The middle of winter, after a big dump of fresh snow, is an excellent time for an Adirondack mountain outing. Especially if the day is forecast to be crystal clear, as this particular February 17th was predicted to be.
Originally slated to be an outing up Gothics with a work colleague of mine, we switched at the last minute to lower but still-scenic Pitchoff ridge. And instead of my work colleague Chris (who couldn't make it out today), we enlisted former colleague Andy and wife Andrea.
Bumps of Pitchoff Ridge
We'd last done Pitchoff ridge quite a long time ago - more than nine years ago, to be precise - in the fall of 2004. In fact, Pitchoff Ridge was Jenn's very first Adirondack hike. For whatever reason, this short but scenic destination had slipped off my radar. It was a perfect fit for today's requirements.
Eastern Trailhead, Pitchoff
There are two ways to get onto Pitchoff Ridge: the 'western' trailhead, on route 73 at the height of land just west of Cascade Pass, and the 'eastern' trailhead, on the downslope just east of Lower Cascade Lake (also on route 73). A continuous trail runs up and along the ridge, connecting the two trailheads.
In my opinion, Pitchoff Ridge is best done as a traverse. And, although we only had one vehicle, I intended to do this outing as such: I had packed a pair of sneakers with me so that I could jog back along the roughly 2.6 miles of highway connecting the two trailheads, once we had completed the hike. Either that, or I'd try and hitch a ride with a passing motorist.
We arrived at the eastern trailhead - our starting point - at about 8 a.m. Although it was perfectly clear and sunny, it was quite cold, and the prospect of generting some internal heat meant we wasted no time in suiting up and getting out on the trail.
Although there had been a significant snowfall event just a few days prior, there was already a well-packed snowshoe track leading up through the woods. Fortunate for us!
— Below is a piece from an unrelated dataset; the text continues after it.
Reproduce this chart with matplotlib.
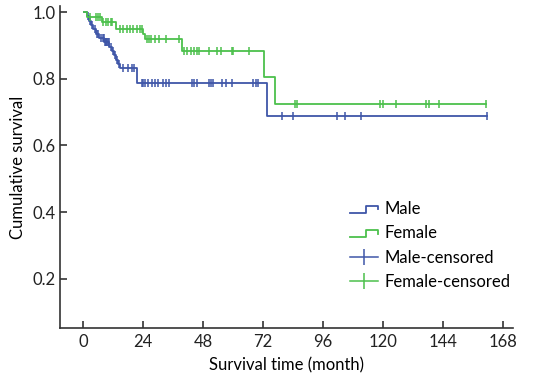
import numpy as np
import matplotlib
matplotlib.use("Agg")
import matplotlib.pyplot as plt
from matplotlib.lines import Line2D
from matplotlib.legend_handler import HandlerBase

plt.rcParams['font.family'] = ['Lato', 'DejaVu Sans']

# Kaplan-Meier steps (time in months, survival after the drop)
male_t = [0.5, 1.5, 2.4, 3.2, 4.0, 5.0, 6.5, 8.5, 10.5, 11.5, 12.3, 13.0, 13.8, 14.8, 21.5, 73.7]
male_s = [1.0, 0.987, 0.974, 0.961, 0.948, 0.935, 0.922, 0.909, 0.896, 0.883, 0.870, 0.857, 0.844, 0.831, 0.786, 0.688]
male_end = 161.7
male_cens = [2.0, 2.8, 3.6, 4.6, 5.6, 6.0, 7.2, 7.8, 8.2, 8.6, 9.0, 9.3, 9.6, 10.0, 10.3,
             11.0, 12.0, 12.6, 13.4, 14.3, 16.1, 18.1, 19.5, 20.3, 23.5, 24.1, 24.8, 26.1,
             27.5, 28.8, 30.1, 32.1, 33.2, 34.5, 43.5, 44.4, 45.5, 50.4, 51.1, 52.1, 55.5,
             57.1, 59.7, 68.1, 69.2, 70.1, 79.7, 83.9, 101.6, 104.9, 111.1, 161.7]

female_t = [0.5, 1.5, 7.5, 13.1, 24.0, 24.8, 39.5, 72.5, 76.8]
female_s = [1.0, 0.985, 0.971, 0.950, 0.935, 0.920, 0.883, 0.804, 0.723]
female_end = 161.2
female_cens = [2.8, 5.1, 5.9, 6.8, 8.1, 9.1, 10.1, 11.2, 11.7, 14.8, 16.1, 17.5, 18.8, 20.1,
               21.5, 22.8, 23.5, 25.7, 26.4, 27.1, 28.8, 30.5, 33.2, 38.5, 40.4, 41.7, 43.1,
               44.4, 45.5, 46.4, 50.4, 53.7, 55.1, 59.5, 60.1, 66.5, 84.8, 85.7, 118.8,
               119.9, 125.1, 137.2, 138.3, 142.4, 161.2]

blue = '#3F56A8'
green = '#4CC04C'
fs = 12


def surv_at(times, surv, t):
    idx = np.searchsorted(times, t, side='right') - 1
    return np.array(surv)[idx]


class HandlerStep(HandlerBase):
    def create_artists(self, legend, orig_handle, xdescent, ydescent, width, height, fontsize, trans):
        x0, y0 = -xdescent, -ydescent
        xs = [x0, x0 + width * 0.58, x0 + width * 0.58, x0 + width, x0 + width]
        ys = [y0 + height * 0.1, y0 + height * 0.1, y0 + height * 0.7, y0 + height * 0.7, y0 + height * 0.4]
        ln = Line2D(xs, ys, color=orig_handle.get_color(), lw=1.3)
        ln.set_transform(trans)
        return [ln]


fig = plt.figure(figsize=(5.33, 3.77), dpi=100)
ax = fig.add_axes([0.1126, 0.129, 0.85, 0.855])

for t, s, end, cens, c in [(male_t, male_s, male_end, male_cens, blue),
                           (female_t, female_s, female_end, female_cens, green)]:
    ax.plot(list(t) + [end], list(s) + [s[-1]], drawstyle='steps-post', color=c, lw=1.3)
    ax.plot(cens, surv_at(t, s, cens), linestyle='none', marker='|', color=c,
            markersize=6, markeredgewidth=1.1)

ax.set_xlim(-9.2, 172)
ax.set_ylim(0.051, 1.018)
ax.set_xticks([0, 24, 48, 72, 96, 120, 144, 168])
ax.set_yticks([0.2, 0.4, 0.6, 0.8, 1.0])
ax.set_yticklabels(['0.2', '0.4', '0.6', '0.8', '1.0'])
ax.tick_params(direction='in', length=5, width=1.1, labelsize=fs, colors='#222222')
ax.tick_params(axis='x', pad=4)
ax.tick_params(axis='y', pad=3)
for side in ['top', 'right']:
    ax.spines[side].set_visible(False)
for side in ['left', 'bottom']:
    ax.spines[side].set_linewidth(1.2)
    ax.spines[side].set_color('#333333')

ax.set_xlabel('Survival time (month)', fontsize=fs, labelpad=5)
ax.set_ylabel('Cumulative survival', fontsize=fs, labelpad=5)

h_male = Line2D([], [], color=blue)
h_female = Line2D([], [], color=green)
h_mc = Line2D([], [], color=blue, marker='|', markersize=11, markeredgewidth=1.1, lw=1.1)
h_fc = Line2D([], [], color=green, marker='|', markersize=11, markeredgewidth=1.1, lw=1.1)
fig.legend([h_male, h_female, h_mc, h_fc], ['Male', 'Female', 'Male-censored', 'Female-censored'],
           handler_map={h_male: HandlerStep(), h_female: HandlerStep()},
           loc='upper left', bbox_to_anchor=(350 / 533, 1 - 201 / 377),
           frameon=False, fontsize=fs, handlelength=1.7, handletextpad=0.4,
           labelspacing=0.5, borderpad=0, borderaxespad=0)

fig.savefig('out.png', dpi=100)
Mr. Brown and Crisp Mtn air
The trail headed back west, up gently rising terrain. After a few minutes of this, it bent more to the north, heading directly for the cliffs of Pitchoff Ridge - which, in the winter, are clearly visible through the trees. Soon the grade steepened, but with a good track and the proper snowshoes, we were able to power up without any sort of slippage.
With cold toes now very gradually starting to thaw, we continued our climb up towards Pitchoff Ridge, stopping here and there for a quick breather or to take in the beautiful winter forest scene. As it nears the ridgecrest, the trail becomes quite steep (we could see that other hikers coming down had chosen to butt-slide this section). It doesn't last long, though, and soon the trail flattened out and led into a shallow notch (kind of like a little canyon) just below the ridgecrest. We were now deep into conifer terrain, and the thick new snow on the boughs of the trees made for a very Christmas-like scene.
Once regrouped after our steep bit of climbing, we continued on, soon rounding a 180-degree turn in the trail and climbing up west onto Pitchoff's ridgecrest, and the first the lookouts. Not a cloud in the sky and excellent clarity. We were also fortunate to have very light winds; the temperature was quite cold and any sort of strong flow would have generated a powerful windchill.
Picture perfect conditions
After taking in the views, we continued on. Now atop Pitchoff Ridge, the next phase of our hike began: following the line of the ridge west, staying more or less on the crest. I knew from my last experience nearly ten years ago that there were many more good lookouts to come.